Thanks to a team of experts lead by the Eastman School of Music Professor of Music Education Donna Brink Fox, your life has been saved. Fox is the leading member of a team including Karen Farnum Surmani, Christine H. Barden, Gayle Kowalchyk and E.L. Lancaster, who recently published the first volume of an early childhood music curriculum entitled “Classroom Music for Little Mozarts.”

Based on a previously published piano curriculum, “Music for Little Mozarts,” the curriculum not only stresses organized group music-making activities, but also encourages freestyle “playtime” music activities within the four to six-year-old age group. Within the instruction, children will follow the story of several characters, including “Mozart Mouse” and “Beethoven Bear,” who reside in the music classroom. Plush characters are also included, so the children can interact during playtime. Each of the three volumes of the curriculum is made up of 10 lessons and amounts to a year of instruction.

Lessons are also based on the standards set by the Music Educators National Conference. Over the course of the first year, the students become acquainted with hearing music and recognizing patterns and begin to relate sound to the sight of notation. At the same time, they are encouraged to make their own discoveries in music without the aid of a teacher or instructor.

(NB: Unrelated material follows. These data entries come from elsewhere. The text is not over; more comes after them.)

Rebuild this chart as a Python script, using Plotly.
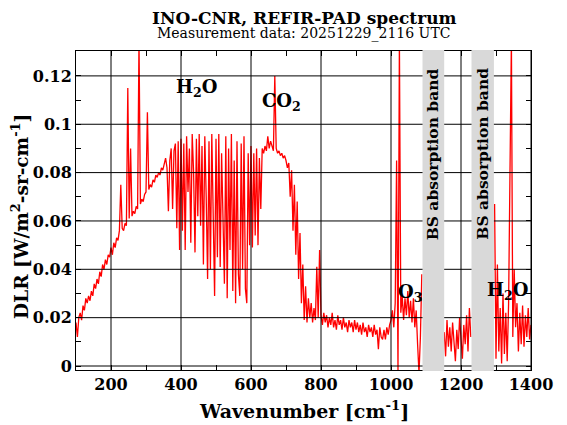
import plotly.graph_objects as go

# REFIR-PAD downwelling radiance, sampled every 4 cm-1 from 100 cm-1
wn_start = 100
wn_step = 4

dlr_100 = [0.018, 0.012, 0.020, 0.022, 0.019, 0.025, 0.023, 0.028, 0.026, 0.029,
           0.027, 0.031, 0.029, 0.034, 0.032, 0.036, 0.034, 0.039, 0.037, 0.042,
           0.040, 0.044, 0.042, 0.046, 0.045]
dlr_200 = [0.049, 0.046, 0.051, 0.049, 0.053, 0.052, 0.056, 0.075, 0.057, 0.056,
           0.059, 0.058, 0.115, 0.061, 0.090, 0.062, 0.064, 0.063, 0.066, 0.065,
           0.135, 0.067, 0.069, 0.068, 0.071]
dlr_300 = [0.072, 0.105, 0.073, 0.075, 0.074, 0.077, 0.076, 0.079, 0.078, 0.080,
           0.079, 0.082, 0.081, 0.084, 0.086, 0.082, 0.064, 0.085, 0.090, 0.065,
           0.089, 0.092, 0.057, 0.093, 0.048]
dlr_400 = [0.094, 0.056, 0.092, 0.048, 0.095, 0.072, 0.090, 0.051, 0.096, 0.080,
           0.047, 0.094, 0.062, 0.096, 0.058, 0.091, 0.042, 0.095, 0.070, 0.036,
           0.093, 0.040, 0.096, 0.055, 0.029]
dlr_500 = [0.094, 0.045, 0.096, 0.041, 0.088, 0.060, 0.034, 0.095, 0.028, 0.090,
           0.048, 0.096, 0.031, 0.085, 0.026, 0.093, 0.038, 0.029, 0.092, 0.040,
           0.095, 0.032, 0.026, 0.088, 0.050]
dlr_600 = [0.091, 0.049, 0.088, 0.054, 0.090, 0.050, 0.086, 0.065, 0.090, 0.088,
           0.091, 0.089, 0.095, 0.090, 0.093, 0.091, 0.089, 0.120, 0.090, 0.088,
           0.089, 0.087, 0.088, 0.086, 0.087]
dlr_700 = [0.085, 0.082, 0.084, 0.070, 0.081, 0.056, 0.075, 0.046, 0.068, 0.036,
           0.055, 0.026, 0.042, 0.019, 0.033, 0.018, 0.028, 0.020, 0.026, 0.018,
           0.024, 0.019, 0.041, 0.020, 0.048]
dlr_800 = [0.021, 0.017, 0.022, 0.018, 0.021, 0.016, 0.020, 0.017, 0.022, 0.016,
           0.019, 0.015, 0.021, 0.017, 0.019, 0.015, 0.020, 0.016, 0.018, 0.014,
           0.019, 0.016, 0.018, 0.014, 0.019]
dlr_900 = [0.015, 0.018, 0.014, 0.017, 0.013, 0.018, 0.014, 0.016, 0.012, 0.017,
           0.014, 0.016, 0.012, 0.017, 0.013, 0.015, 0.007, 0.016, 0.012, 0.011,
           0.015, 0.011, 0.016, 0.013, 0.017]
dlr_1000 = [0.019, 0.023, 0.016, 0.026, 0.085, -0.003, 0.135, 0.022, 0.029, 0.019,
            0.028, 0.021, 0.031, 0.020, 0.027, 0.018, 0.028, 0.016, 0.023, 0.009,
            -0.003, 0.012, 0.038, None, None]
dlr_1100 = [None, None, None, None, None, None, None, None, None, None,
            None, None, None, 0.014, 0.004, 0.019, 0.008, 0.016, 0.006, 0.018,
            0.009, 0.002, 0.015, 0.007, 0.020]
dlr_1200 = [0.010, 0.003, 0.017, 0.009, 0.021, 0.006, 0.024, 0.012, None, None,
            None, None, None, None, None, None, None, None, None, None,
            None, None, None, None, 0.067]
dlr_1300 = [0.003, 0.042, 0.006, 0.024, 0.001, 0.030, 0.005, 0.022, 0.002, 0.026,
            0.085, 0.135, 0.012, 0.040, 0.016, 0.026, 0.006, 0.022, 0.009, 0.025,
            0.008, 0.021, 0.012, 0.024, 0.011, 0.017]

dlr = (dlr_100 + dlr_200 + dlr_300 + dlr_400 + dlr_500 + dlr_600 + dlr_700
       + dlr_800 + dlr_900 + dlr_1000 + dlr_1100 + dlr_1200 + dlr_1300)
wavenumber = [wn_start + wn_step * i for i in range(len(dlr))]

# beam splitter absorption bands
bs_bands = [(1090, 1152), (1230, 1294)]
x_grid = [200, 400, 600, 800, 1000, 1200, 1400]
y_grid = [0, 0.02, 0.04, 0.06, 0.08, 0.1, 0.12]

# gas labels: text, wavenumber, radiance
gas_labels = [("<b>H<sub>2</sub>O</b>", 443, 0.115),
              ("<b>CO<sub>2</sub></b>", 686, 0.109),
              ("<b>O<sub>3</sub></b>", 1053, 0.030),
              ("<b>H<sub>2</sub>O</b>", 1333, 0.031)]

serif = "DejaVu Serif"

fig = go.Figure()
fig.add_trace(go.Scatter(x=wavenumber, y=dlr, mode="lines",
                         line=dict(color="#ff0000", width=1.3),
                         connectgaps=False, showlegend=False))

shapes = []
for xv in x_grid:
    shapes.append(dict(type="line", xref="x", yref="paper", x0=xv, x1=xv, y0=0, y1=1,
                       line=dict(color="black", width=1), layer="above"))
for yv in y_grid:
    shapes.append(dict(type="line", xref="paper", yref="y", x0=0, x1=1, y0=yv, y1=yv,
                       line=dict(color="black", width=1), layer="above"))
for b0, b1 in bs_bands:
    shapes.append(dict(type="rect", xref="x", yref="paper", x0=b0, x1=b1, y0=-0.003, y1=1.003,
                       fillcolor="#d9d9d9", line=dict(width=0), layer="above"))

annotations = []
for b0, b1 in bs_bands:
    annotations.append(dict(text="<b>BS absorption band</b>", x=(b0 + b1) / 2, y=0.0877,
                            xref="x", yref="y", showarrow=False, textangle=-90,
                            xanchor="center", yanchor="middle",
                            font=dict(family=serif, size=15.5, color="black")))
for txt, xv, yv in gas_labels:
    annotations.append(dict(text=txt, x=xv, y=yv, xref="x", yref="y", showarrow=False,
                            xanchor="center", yanchor="middle",
                            font=dict(family=serif, size=18, color="black")))

annotations.append(dict(text="<b>INO-CNR, REFIR-PAD spectrum</b>", x=0.5, y=1.103,
                        xref="paper", yref="paper", showarrow=False,
                        xanchor="center", yanchor="middle",
                        font=dict(family=serif, size=17, color="black")))
annotations.append(dict(text="Measurement data: 20251229_2116 UTC", x=0.5, y=1.056,
                        xref="paper", yref="paper", showarrow=False,
                        xanchor="center", yanchor="middle",
                        font=dict(family=serif, size=14, color="black")))
annotations.append(dict(text="<b>Wavenumber [cm<sup>-1</sup>]</b>", x=0.5, y=-0.125,
                        xref="paper", yref="paper", showarrow=False,
                        xanchor="center", yanchor="middle",
                        font=dict(family=serif, size=19, color="black")))
annotations.append(dict(text="<b>DLR [W/m<sup>2</sup>-sr-cm<sup>-1</sup>]</b>", x=-0.123, y=0.48,
                        xref="paper", yref="paper", showarrow=False, textangle=-90,
                        xanchor="center", yanchor="middle",
                        font=dict(family=serif, size=18.5, color="black")))

# page body adds an 8 px offset, so the figure is a little smaller than the window
fig.update_layout(
    width=559, height=417,
    margin=dict(l=68, r=36, t=43, b=55),
    paper_bgcolor="white", plot_bgcolor="white",
    shapes=shapes, annotations=annotations,
    xaxis=dict(range=[100, 1400], tick0=0, dtick=200, showgrid=False, zeroline=False,
               showline=True, linecolor="black", linewidth=1, mirror="allticks",
               ticks="inside", ticklen=5, tickcolor="black",
               minor=dict(dtick=100, ticks="inside", ticklen=5, tickcolor="black", showgrid=False),
               tickfont=dict(family=serif, size=16, color="black", weight="bold")),
    yaxis=dict(range=[-0.00165, 0.1303], tick0=0, dtick=0.02, showgrid=False, zeroline=False,
               showline=True, linecolor="black", linewidth=1, mirror="allticks",
               ticks="inside", ticklen=5, tickcolor="black",
               minor=dict(dtick=0.01, ticks="inside", ticklen=5, tickcolor="black", showgrid=False),
               tickfont=dict(family=serif, size=16, color="black", weight="bold")),
)

fig.write_html("out.html")
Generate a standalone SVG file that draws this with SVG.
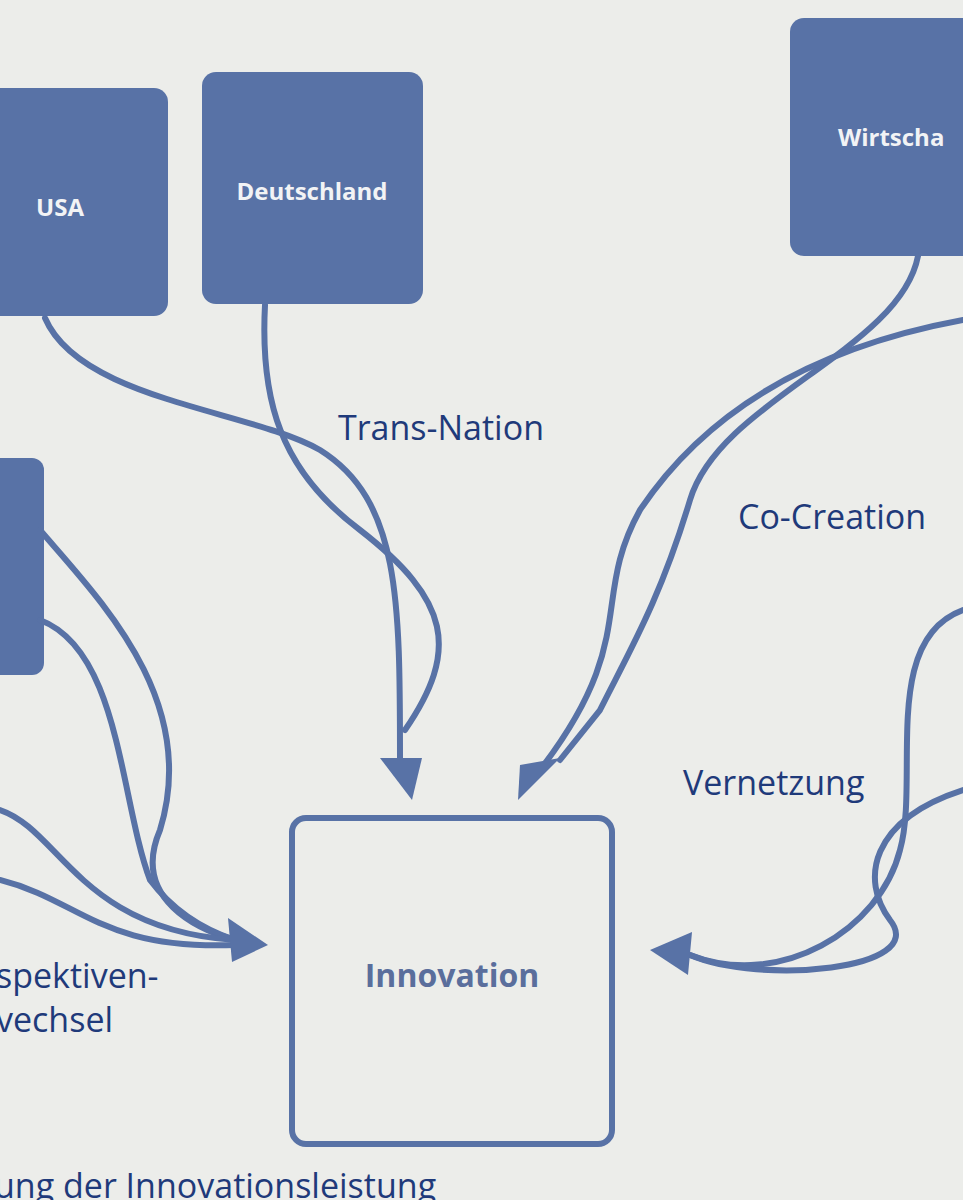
<svg xmlns="http://www.w3.org/2000/svg" width="963" height="1200" viewBox="0 0 963 1200">
<style>
.box{fill:#5872a6}
.bt{fill:#f2f3f5;font-family:"Open Sans","Liberation Sans",sans-serif;font-weight:bold;font-size:24px;text-anchor:middle}
.lbl{fill:#1f3a7a;font-family:"Open Sans","Liberation Sans",sans-serif;font-size:34px}
.c{fill:none;stroke:#5872a6;stroke-width:6;stroke-linecap:round}
.ah{fill:#5872a6}
</style>
<rect width="963" height="1200" fill="#ecedea"/>
<g id="usa"><rect class="box" x="-20" y="88" width="188" height="228" rx="14"/><text class="bt" x="60" y="216">USA</text></g>
<g id="deutschland"><rect class="box" x="202" y="72" width="221" height="232" rx="14"/><text class="bt" x="312" y="200">Deutschland</text></g>
<g id="wirtschaft"><rect class="box" x="790" y="18" width="200" height="238" rx="14"/><text class="bt" x="838" y="146" text-anchor="start" style="text-anchor:start">Wirtscha</text></g>
<g id="left"><rect class="box" x="-20" y="458" width="64" height="217" rx="12"/></g>
<g id="innovation"><rect x="292" y="818" width="320" height="326" rx="14" fill="none" stroke="#5872a6" stroke-width="6"/><text class="bt" x="452" y="987" style="fill:#5a6e9c;font-size:32px">Innovation</text></g>
<g id="connectors">
<path class="c" d="M45,318 C80,400 250,410 320,450 C400,500 400,600 400,760"/>
<path class="c" d="M265,305 C260,400 280,470 360,530 C450,600 460,650 405,730"/>
<polygon class="ah" points="380,758 422,758 412,800"/>
<path class="c" d="M918,256 C900,350 720,400 690,500 C660,600 630,650 600,710 L560,760"/>
<path class="c" d="M963,320 C800,350 700,420 640,510 C590,600 640,640 540,770"/>
<polygon class="ah" points="520,765 560,758 518,800"/>
<path class="c" d="M963,610 C880,640 920,780 900,850 C880,930 780,990 690,955"/>
<path class="c" d="M963,790 C870,820 860,880 890,920 C930,970 760,985 690,955"/>
<polygon class="ah" points="692,932 688,975 650,950"/>
<path class="c" d="M40,530 C100,600 200,700 160,830 C130,900 200,930 235,940"/>
<path class="c" d="M40,620 C120,650 120,800 150,880 C180,920 220,935 235,940"/>
<path class="c" d="M0,810 C60,830 80,930 235,940"/>
<path class="c" d="M0,880 C80,900 100,950 235,945"/>
<polygon class="ah" points="228,918 232,962 268,945"/>
</g>
<text class="lbl" x="338" y="440">Trans-Nation</text>
<text class="lbl" x="738" y="529">Co-Creation</text>
<text class="lbl" x="683" y="795">Vernetzung</text>
<text class="lbl" x="-4" y="988">spektiven-</text>
<text class="lbl" x="-4" y="1032">vechsel</text>
<text class="lbl" x="-6" y="1198">ung der Innovationsleistung</text>
</svg>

Originally meant to be a music curriculum for classroom teachers with little or no music background, this book has apparently also become popular with parents and their children at home too.

Recently, the book has earned a Parents’ Choice Award – a distinguished honor from the Parents’ Choice Foundation, a not-for-profit evaluator of children’s products. Only products that exceed criteria set by the Foundation achieve this high standard of approval.

Growing up in a “musically-capable” family, though not particularly musically-inclined, Fox vividly remembers her first grade class’ rhythm band. Although she herself did not have a formal music teacher until high school, she recalls this music time as being very special and poignant in her life.

Looking back, this may be the reason she is now an internationally acclaimed expert on early childhood music education. According to Fox, her husband thinks she “is making up for lost time.”

As far as advice for those pursuing music in education, Fox strongly recommends learning as much about children as possible.

She says to spend time with them, learn how they become interested and know what they are able to do. In her words, “Consider the learner – understand the children as much as you possibly can.”